◆ **PROVIDED RECORDS**:
-- -- --

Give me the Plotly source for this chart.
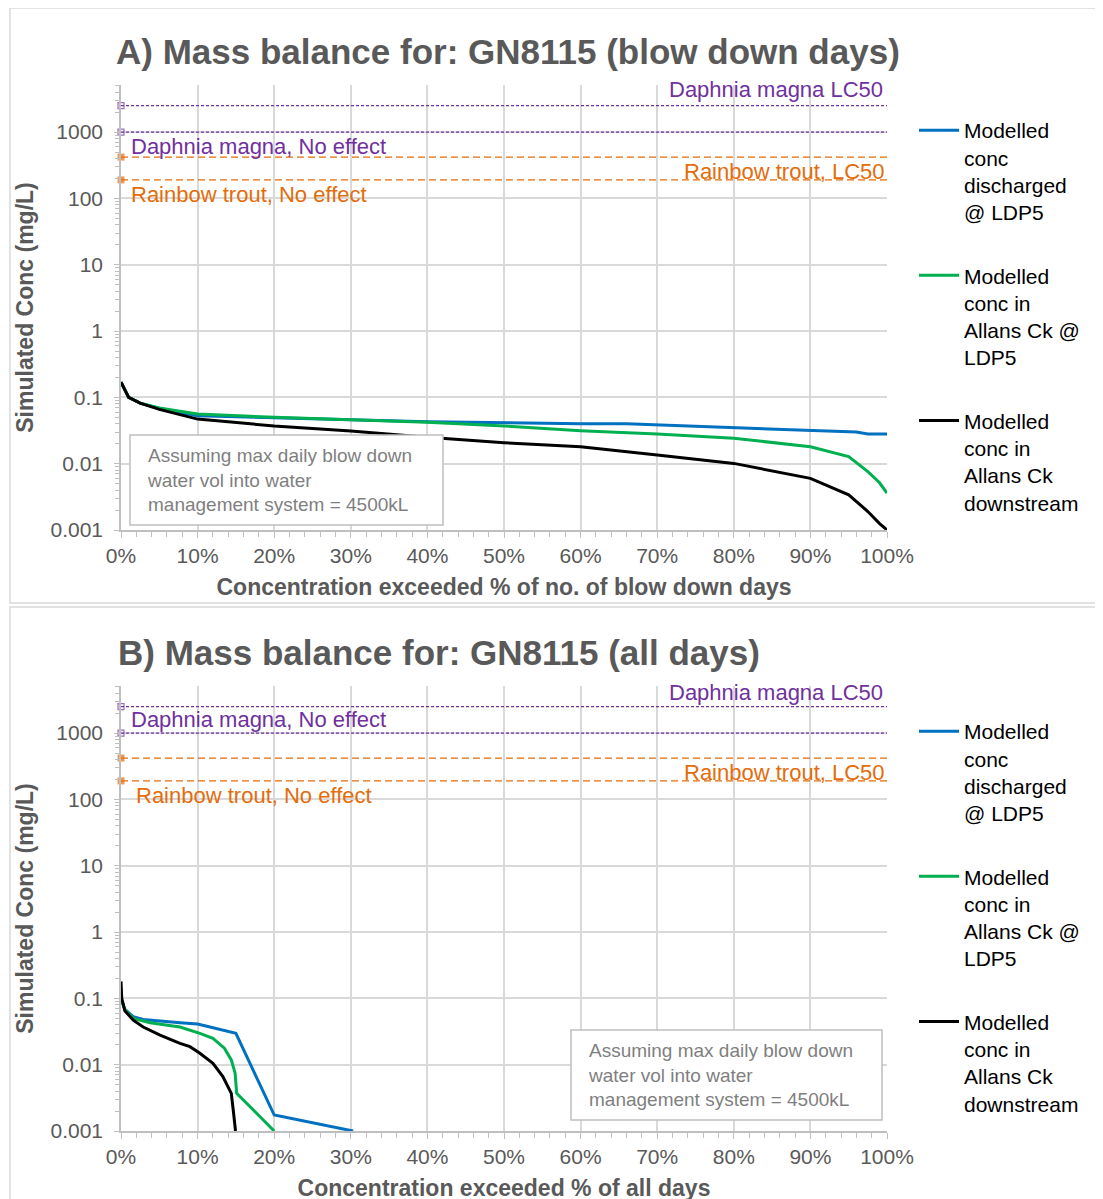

-- -- --

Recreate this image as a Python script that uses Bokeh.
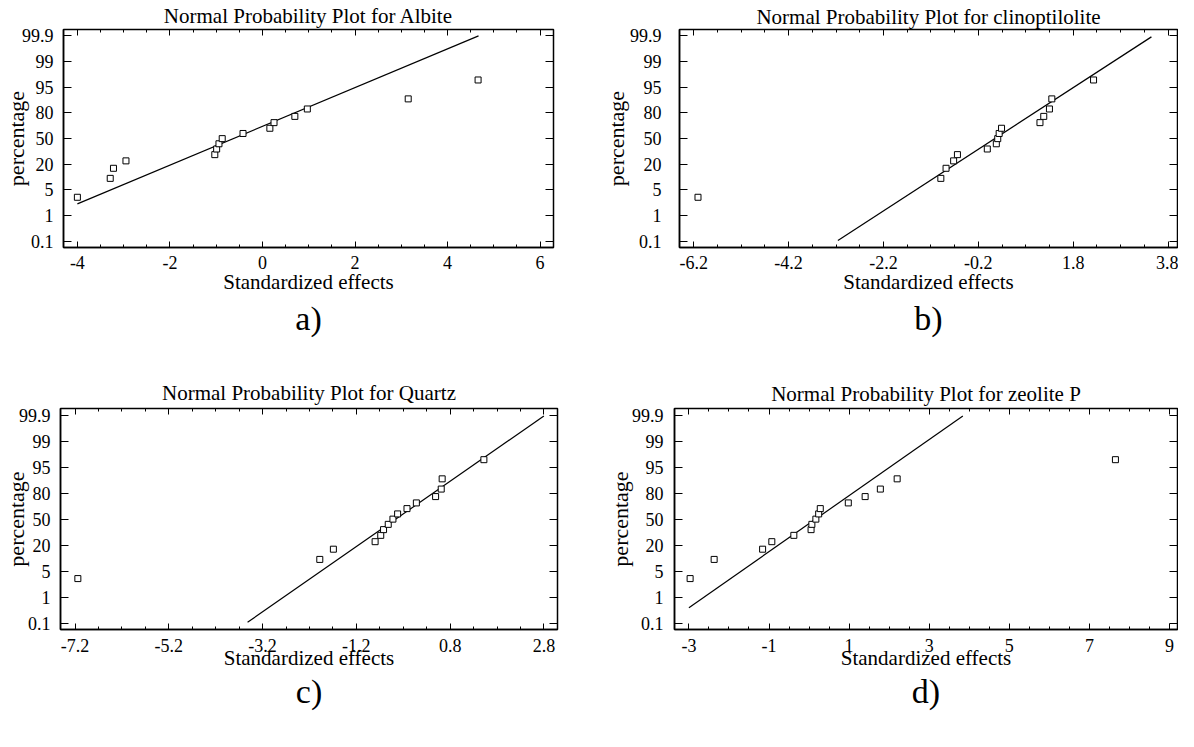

-- -- --

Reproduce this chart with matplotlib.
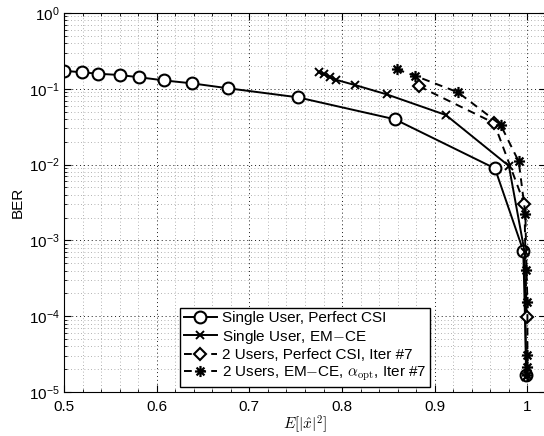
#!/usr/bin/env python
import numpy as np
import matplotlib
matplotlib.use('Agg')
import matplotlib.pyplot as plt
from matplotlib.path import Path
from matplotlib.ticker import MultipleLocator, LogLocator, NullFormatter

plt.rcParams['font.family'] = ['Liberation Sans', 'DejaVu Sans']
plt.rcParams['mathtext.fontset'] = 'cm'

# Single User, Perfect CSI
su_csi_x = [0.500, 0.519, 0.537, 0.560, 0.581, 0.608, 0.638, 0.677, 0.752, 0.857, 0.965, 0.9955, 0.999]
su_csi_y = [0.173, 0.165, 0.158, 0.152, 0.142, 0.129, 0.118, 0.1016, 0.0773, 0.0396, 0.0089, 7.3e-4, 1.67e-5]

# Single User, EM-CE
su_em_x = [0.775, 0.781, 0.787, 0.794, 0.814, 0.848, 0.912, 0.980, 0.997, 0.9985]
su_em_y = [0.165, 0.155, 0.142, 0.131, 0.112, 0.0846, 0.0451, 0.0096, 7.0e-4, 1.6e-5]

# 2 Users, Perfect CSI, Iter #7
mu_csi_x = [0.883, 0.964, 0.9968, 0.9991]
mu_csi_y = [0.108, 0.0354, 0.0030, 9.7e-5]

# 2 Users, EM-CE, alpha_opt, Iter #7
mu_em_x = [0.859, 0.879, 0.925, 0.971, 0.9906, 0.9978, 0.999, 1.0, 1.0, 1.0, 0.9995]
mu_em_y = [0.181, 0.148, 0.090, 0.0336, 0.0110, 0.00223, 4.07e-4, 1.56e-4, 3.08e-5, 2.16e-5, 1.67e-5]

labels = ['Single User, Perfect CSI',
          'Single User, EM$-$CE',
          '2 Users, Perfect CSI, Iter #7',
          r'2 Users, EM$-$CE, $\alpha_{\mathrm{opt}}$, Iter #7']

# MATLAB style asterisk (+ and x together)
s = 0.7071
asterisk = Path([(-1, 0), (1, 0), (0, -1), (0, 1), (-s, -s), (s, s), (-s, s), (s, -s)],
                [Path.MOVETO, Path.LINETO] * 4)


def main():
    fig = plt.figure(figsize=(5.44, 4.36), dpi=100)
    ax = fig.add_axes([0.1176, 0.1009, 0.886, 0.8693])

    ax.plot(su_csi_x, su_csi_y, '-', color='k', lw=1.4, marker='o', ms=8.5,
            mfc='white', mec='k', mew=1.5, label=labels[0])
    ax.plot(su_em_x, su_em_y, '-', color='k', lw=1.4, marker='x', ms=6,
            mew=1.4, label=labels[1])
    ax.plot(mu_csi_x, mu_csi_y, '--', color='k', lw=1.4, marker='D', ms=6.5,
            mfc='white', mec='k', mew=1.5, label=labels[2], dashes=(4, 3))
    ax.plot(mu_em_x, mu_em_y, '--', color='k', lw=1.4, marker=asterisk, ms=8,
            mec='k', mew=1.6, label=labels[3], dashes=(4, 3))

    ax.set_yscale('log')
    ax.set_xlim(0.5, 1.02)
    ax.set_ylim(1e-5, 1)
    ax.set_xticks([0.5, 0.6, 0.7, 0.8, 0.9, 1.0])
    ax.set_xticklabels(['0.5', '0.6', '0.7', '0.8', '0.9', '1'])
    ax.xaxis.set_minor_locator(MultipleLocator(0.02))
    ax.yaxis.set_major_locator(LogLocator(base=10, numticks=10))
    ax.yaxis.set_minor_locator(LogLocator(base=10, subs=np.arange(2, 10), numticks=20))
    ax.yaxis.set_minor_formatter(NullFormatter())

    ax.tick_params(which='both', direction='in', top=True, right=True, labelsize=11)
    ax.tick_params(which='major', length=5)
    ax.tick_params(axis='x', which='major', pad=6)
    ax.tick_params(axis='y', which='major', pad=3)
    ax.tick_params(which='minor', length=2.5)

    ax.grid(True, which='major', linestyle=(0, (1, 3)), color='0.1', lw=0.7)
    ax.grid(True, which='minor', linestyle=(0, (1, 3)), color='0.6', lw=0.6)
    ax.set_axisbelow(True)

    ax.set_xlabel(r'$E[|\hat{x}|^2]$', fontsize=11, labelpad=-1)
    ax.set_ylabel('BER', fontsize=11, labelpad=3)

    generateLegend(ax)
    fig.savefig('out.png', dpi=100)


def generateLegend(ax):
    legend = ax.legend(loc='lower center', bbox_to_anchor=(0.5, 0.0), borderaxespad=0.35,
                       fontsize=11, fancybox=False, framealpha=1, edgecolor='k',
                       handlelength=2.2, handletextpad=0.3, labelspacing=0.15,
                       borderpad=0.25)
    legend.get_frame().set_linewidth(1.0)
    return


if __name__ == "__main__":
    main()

-- -- --

◆ **WHAT THE TASK ASKS**: Wherever a line in the data above holds "matplotlib", copy that line.

◆ **SOLUTION FOR THIS EXERCISE**:
Reproduce this chart with matplotlib.
import matplotlib
matplotlib.use('Agg')
import matplotlib.pyplot as plt
from matplotlib.path import Path
from matplotlib.ticker import MultipleLocator, LogLocator, NullFormatter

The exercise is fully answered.